6. A method according to claim 1 wherein said pressure is at least
100 psi.
7. A method according to claim 6 wherein said pressure is initially
allowed to rise at a rate no greater than about 1.10 psi/sec.
Description
This invention relates to a "lost-foam" method of forming a casting
having a porous preform positioned at a selected location within
the casting to enhance the properties of the casting at such
location.
BACKGROUND OF THE INVENTION
It is well known in the art to embed porous preforms at selected
locations in aluminum castings and to impregnate them with the
casting metal to enhance the properties (e.g., strength, wear
resistance, creep, stiffness, thermal expansion, etc.) of the
casting at such locations. The porous preforms typically comprise
ceramic particles/fibers/whiskers bonded together (e.g., sintered)
to form a porous body having a desired shape and a porosity of
about 50% to about 98% by volume. Typical ceramics used include
SiC, Al.sub.2 O.sub.3, SiO.sub.2, Al.sub.2 O.sub.3 /SiO.sub.2
blends and carbon fiber, inter alia. Porous metal preforms may also
be used where the melting point of the preform metal is higher than
the matrix metal forming the casting and impregnating the preform.
In making such castings, the preform is positioned in the
appropriate location within a mold cavity and
impregnated/infiltrated with the molten metal forced into the
cavity under pressure. This is typically accomplished using either
the well known "squeeze casting" or "die casting" methods wherein
permanent metal molds are used and pressure is applied to the
molten metal in the mold cavity near the end of the stroke of a
piston in the shot sleeve used to deliver metal to the mold cavity.
Supplemental pistons, rods or the like may extend into the mold
cavity to apply local pressure to the metal therein during
solidification.
The "lost-foam" process is well known in the art and essentially
involves (1) forming a pattern from a fugitive material, which
pattern mimics the shape of the casting to be made, (2) depositing
a porous ceramic/refractory coating on the pattern, (3) embedding
the coated pattern in a bed of loose sand so as to define a mold
cavity within the sand bed corresponding to the shape of the
pattern, and (4) pouring molten metal into the mold cavity so as to
destroy (e.g., vaporize) the fugitive pattern and fill the mold
cavity left thereby with the metal.
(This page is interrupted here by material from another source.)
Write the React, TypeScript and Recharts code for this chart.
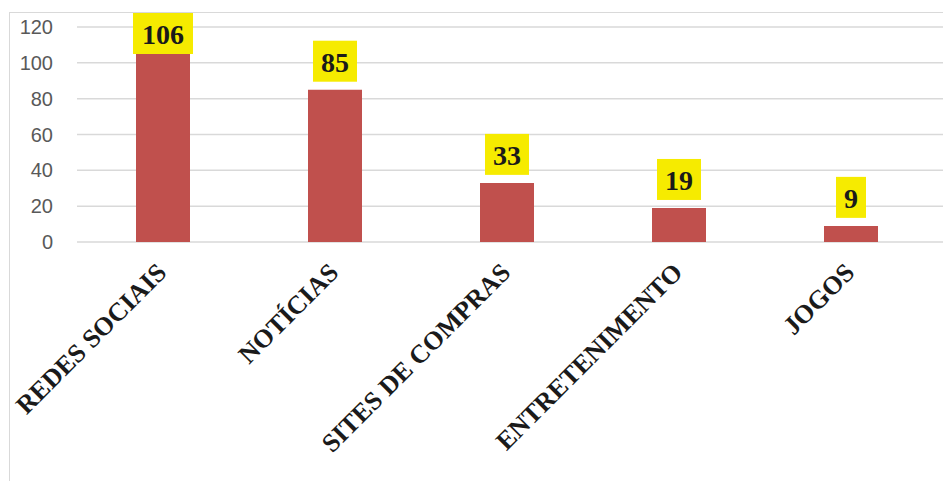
import React from 'react';
import { BarChart, Bar, XAxis, YAxis, CartesianGrid, LabelList } from 'recharts';

const categories = ['REDES SOCIAIS', 'NOTÍCIAS', 'SITES DE COMPRAS', 'ENTRETENIMENTO', 'JOGOS'];
const values = [106, 85, 33, 19, 9];
const yTicks = [0, 20, 40, 60, 80, 100, 120];

const data = categories.map((c, i) => ({ name: c, value: values[i] }));

const BAR_COLOR = '#C0504D';
const LABEL_BG = '#F6EB00';
const GRID = '#D9D9D9';

const YTick = (props: any) => {
  const { y, payload } = props;
  return (
    <text x={53} y={y} textAnchor="end" dominantBaseline="central" fill="#595959"
      style={{ fontFamily: '"Liberation Sans", Arial, sans-serif', fontSize: 20 }}>
      {payload.value}
    </text>
  );
};

const XTick = (props: any) => {
  const { x, y, payload } = props;
  return (
    <g transform={`translate(${x + 5},${y + 32})`}>
      <text x={0} y={0} textAnchor="end" transform="rotate(-45)" fill="#1a1a1a"
        style={{ fontFamily: '"Liberation Serif", "Times New Roman", serif', fontSize: 26, fontWeight: 'bold' }}>
        {payload.value}
      </text>
    </g>
  );
};

const ValueLabel = (props: any) => {
  const { x, y, width, value } = props;
  const s = String(value);
  const boxW = s.length * 14 + 16 + (s.length >= 3 ? 2 : 0);
  const boxH = 41;
  const cx = x + width / 2;
  const top = Math.max(13, y - 8 - boxH);
  return (
    <g>
      <rect x={cx - boxW / 2} y={top} width={boxW} height={boxH} fill={LABEL_BG} />
      <text x={cx} y={top + 31} textAnchor="middle" fill="#1a1a1a"
        style={{ fontFamily: '"Liberation Serif", "Times New Roman", serif', fontSize: 28, fontWeight: 'bold' }}>
        {s}
      </text>
    </g>
  );
};

export default function App() {
  return (
    <div style={{ position: 'absolute', left: 0, top: 0, width: 943, height: 481, overflow: 'hidden', background: '#fff' }}>
      <div style={{ position: 'absolute', left: 9, top: 12, width: 1200, height: 800, border: `1.5px solid ${GRID}` }} />
      <div style={{ position: 'absolute', left: 0, top: 0 }}>
        <BarChart width={943} height={481} data={data} margin={{ top: 27, right: 0, left: 0, bottom: 0 }}>
          <CartesianGrid vertical={false} stroke={GRID} strokeWidth={1.5} />
          <XAxis dataKey="name" height={239} axisLine={false} tickLine={false} tickSize={0} tickMargin={0}
            interval={0} padding={{ left: 0, right: 6 }} tick={<XTick />} />
          <YAxis width={77} domain={[0, 120]} ticks={yTicks} axisLine={false} tickLine={false} tick={<YTick />} />
          <Bar dataKey="value" fill={BAR_COLOR} barSize={54} isAnimationActive={false}>
            <LabelList dataKey="value" content={<ValueLabel />} />
          </Bar>
        </BarChart>
      </div>
    </div>
  );
}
The pattern is provided with an
extension which defines a sprue and runner system in the loose sand
for introducing the metal to the mold cavity. The sprue portion of
the extension typically stands higher than the high point of the
cavity in order to provide a metallostatic head of metal sufficient
to cause the metal to readily advance into the mold cavity and
completely displace the fugitive pattern therein.
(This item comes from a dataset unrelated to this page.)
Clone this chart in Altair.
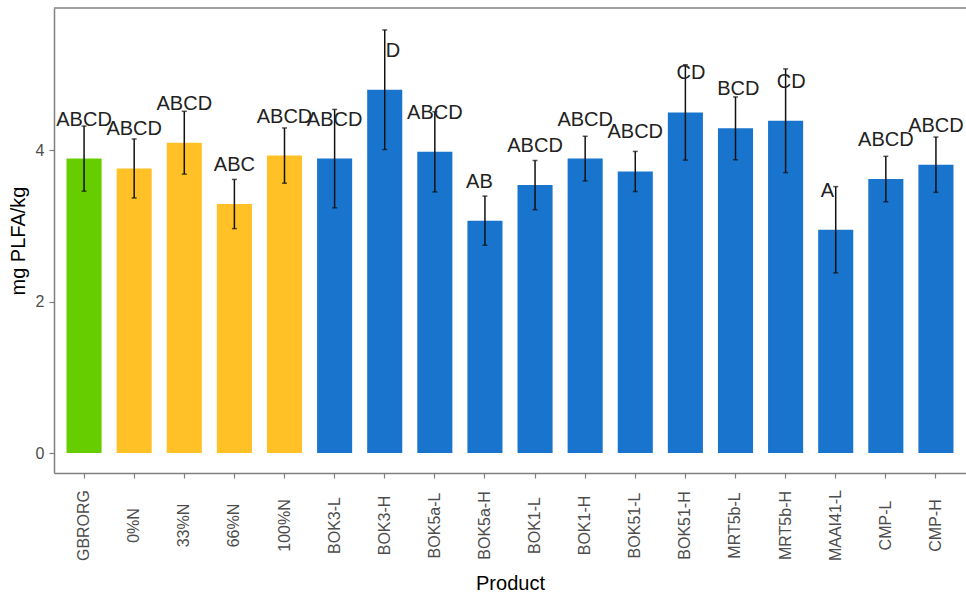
import altair as alt
import pandas as pd

# Product order, colour group, mean PLFA content, standard error and letter groups
products = ["GBRORG", "0%N", "33%N", "66%N", "100%N", "BOK3-L", "BOK3-H",
            "BOK5a-L", "BOK5a-H", "BOK1-L", "BOK1-H", "BOK51-L", "BOK51-H",
            "MRT5b-L", "MRT5b-H", "MAAI41-L", "CMP-L", "CMP-H"]
groups = ["reference"] + ["mineral"] * 4 + ["product"] * 13
means = [3.89, 3.76, 4.10, 3.29, 3.93, 3.89, 4.80, 3.98, 3.07, 3.54,
         3.89, 3.72, 4.50, 4.29, 4.39, 2.95, 3.62, 3.81]
se = [0.43, 0.39, 0.415, 0.325, 0.365, 0.65, 0.79, 0.53, 0.325, 0.325,
      0.295, 0.265, 0.63, 0.415, 0.685, 0.57, 0.30, 0.365]
# Compact-letter strings keep their padding; a zero-width guard stops it being trimmed
SP = "\u00a0"
ZW = "\u200b"
letters = ["ABCD", "ABCD", "ABCD", "ABC", "ABCD", "ABCD", ZW + SP * 3 + "D",
           "ABCD", "AB" + SP * 2 + ZW, "ABCD", "ABCD", "ABCD", ZW + SP * 2 + "CD",
           ZW + SP + "BCD", ZW + SP * 2 + "CD", "A" + SP * 3 + ZW, "ABCD", "ABCD"]

group_domain = ["reference", "mineral", "product"]
group_colors = ["#66CD00", "#FFC125", "#1874CD"]

df = pd.DataFrame({
    "product": products,
    "group": groups,
    "mean": means,
    "se": se,
    "letters": letters,
})
df["lo"] = df["mean"] - df["se"]
df["hi"] = df["mean"] + df["se"]

FONT = "Liberation Sans"
W, H = 912, 465
AXIS_GREY = "#808080"

x_enc = alt.X(
    "product:N",
    sort=products,
    scale=alt.Scale(paddingInner=0.3, paddingOuter=0.25),
    axis=alt.Axis(
        title="Product",
        titleFont=FONT, titleFontSize=20, titleFontWeight="normal", titleColor="#000000",
        titleX=W / 2, titleY=116, titleAlign="center", titleBaseline="alphabetic",
        labelFont=FONT, labelFontSize=16, labelColor="#4D4D4D",
        labelAngle=-90, labelAlign="center", labelBaseline="middle",
        labelPadding=47, labelOverlap=False,
        tickSize=5, tickColor=AXIS_GREY, tickWidth=1.2,
        domainColor=AXIS_GREY, domainWidth=1.5, grid=False,
    ),
)

y_scale = alt.Scale(domain=[-0.264, 5.88], nice=False, zero=False)
y_axis = alt.Axis(
    title="mg PLFA/kg", values=[0, 2, 4], format="d",
    titleFont=FONT, titleFontSize=20, titleFontWeight="normal", titleColor="#000000",
    titleX=-36, titleY=H / 2, titleAngle=-90, titleAlign="center", titleBaseline="middle",
    labelFont=FONT, labelFontSize=16, labelColor="#4D4D4D", labelPadding=5,
    tickSize=5, tickColor=AXIS_GREY, tickWidth=1.2,
    domainColor=AXIS_GREY, domainWidth=1.5, grid=False,
)

base = alt.Chart(df).encode(x=x_enc)

bars = base.mark_bar().encode(
    y=alt.Y("mean:Q", scale=y_scale, axis=y_axis),
    y2=alt.datum(0),
    color=alt.Color("group:N",
                    scale=alt.Scale(domain=group_domain, range=group_colors),
                    legend=None),
)

stems = base.mark_rule(color="#111111", strokeWidth=1.5).encode(
    y="lo:Q", y2="hi:Q"
)
caps_lo = base.mark_tick(color="#111111", size=5, thickness=1.5,
                         orient="horizontal").encode(y="lo:Q")
caps_hi = base.mark_tick(color="#111111", size=5, thickness=1.5,
                         orient="horizontal").encode(y="hi:Q")

labels = base.mark_text(
    font=FONT, fontSize=20, color="#222222", dy=-39, baseline="middle", align="center"
).encode(y="mean:Q", text="letters:N")

top_frame = alt.Chart(pd.DataFrame({"edge": [0]})).mark_rule(
    color=AXIS_GREY, strokeWidth=1.5
).encode(x=alt.value(0), x2=alt.value(W), y=alt.value(0))

chart = alt.layer(bars, stems, caps_lo, caps_hi, labels, top_frame).properties(
    width=W,
    height=H,
    autosize=alt.AutoSizeParams(type="none"),
    padding={"left": 54, "top": 8, "right": 0, "bottom": 123},
    background="#FFFFFF",
).configure_view(stroke=None)

chart.save("out.html", embed_options={"renderer": "svg", "actions": False})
A commonly used mold pattern comprises a foam made from expanded
polystyrene (EPS) beads steam-bonded together in an appropriate
mold, which pattern vaporizes and/or liquifies and escapes the mold
cavity through the refractory coating into the interstitial voids
between the loose sand surrounding the pattern during casting. A
metallostatic head of at least about 1 psi (i.e., about 10 inches
high) above the high point of the mold cavity is typical for
pattern made from EPS. Other fugitive materials useful as patterns
for this process include polymethylmethacrylate (PMMA) and
polyalkylene carbonate. Typically, porous protective refractory
coatings on the pattern comprise silica, mica, and clay binders and
serve to improve pattern stiffness, prevent sand erosion, improve
casting surface finish, and aid in release of gas and liquid
products from foam pyrolysis. The coatings may be applied by
spraying or dipping.
Metal impregnated porous preform-containing castings have not
heretofore been made using the "lost-foam" process. Accordingly, it
is an object of the present invention to provide an improved "lost
foam" process specifically adapted to forming castings having
porous preforms embedded therein at selective locations thereof and
filled with the metal forming the casting. This and other objects
and advantages of the present invention will become more readily
apparent from the following description thereof.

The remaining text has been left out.